Il est essentiel de recomposer les services de proximité dans les reconstructions et les aménagements, en tenant compte du vieillissement de la population. Cela va engendrer une dynamique de plus grande mixité sociale – indispensable et bénéficiaire à tout le monde. Elle permettra aussi d’affiner les réflexions autour des modes de circulation collectifs, de l’intermodalité de la mobilité, permettant que chacun·e puisse s’approprier le territoire, y compris les personnes plus fragiles.

  • Comment voyez-vous leur avenir à ces personnes plus fragiles ou qui ont été touchées par les inondations ?

Il passe par un dialogue d’une grande délicatesse et profond à avoir avec les citoyen·nes, reconnaître la légitimité de leurs questionnements, les fragilités des conditions d’existence. On rencontre chaque jour des  citoyen·nes la peur au ventre qui s’interrogent, s’inquiètent: “Et si ça recommençait !?”

Pour commencer à reconstruire et réenvisager l’avenir, il faut que cet événement catastrophique serve aux causes climatique et sociale. Sinon, ce serait encore plus grave que l’événement lui-même. 

Les autorités ont l’absolue nécessité de s’attaquer à la cause de fond et à relier ces catastrophes climatiques (inondations, sécheresse, canicule, feux,…), dont la fréquence est appelée à augmenter, et leurs conséquences sociales.
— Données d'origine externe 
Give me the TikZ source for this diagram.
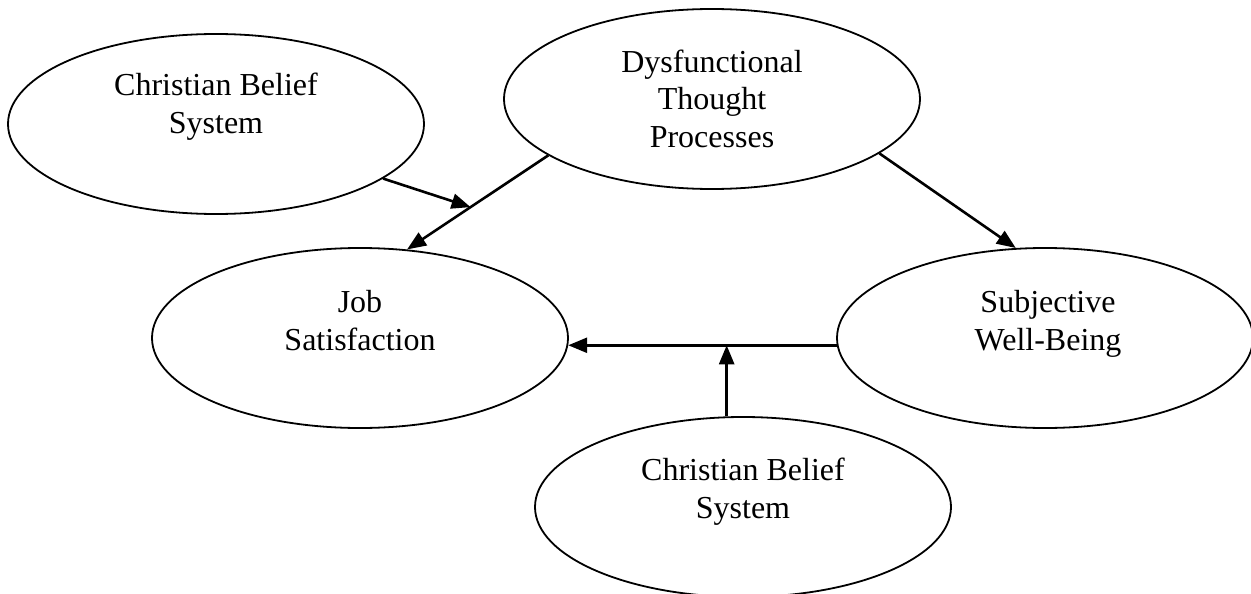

Les personnes les plus vulnérables y sont le plus exposé, leur santé est touchée, leurs histoires sont parfois invisibilisées car ils ou elles sont parti·es, les maisons sont vides ou parce qu’on n’a pas pris le temps de les entendre. Si nous voulons faire société, nous devons les entendre, les voir et les intégrer.

C’est ce que nous essayons de faire avec le Réseau wallon de lutte contre la pauvreté. Pour marquer cet anniversaire, nous allons d’ailleurs rester en connexion avec elles et eux, aller aux événements qu’habitants de quartier ou associations mettront sur pied ou leur laisser l’intimité qu’ils ou elles souhaitent garder.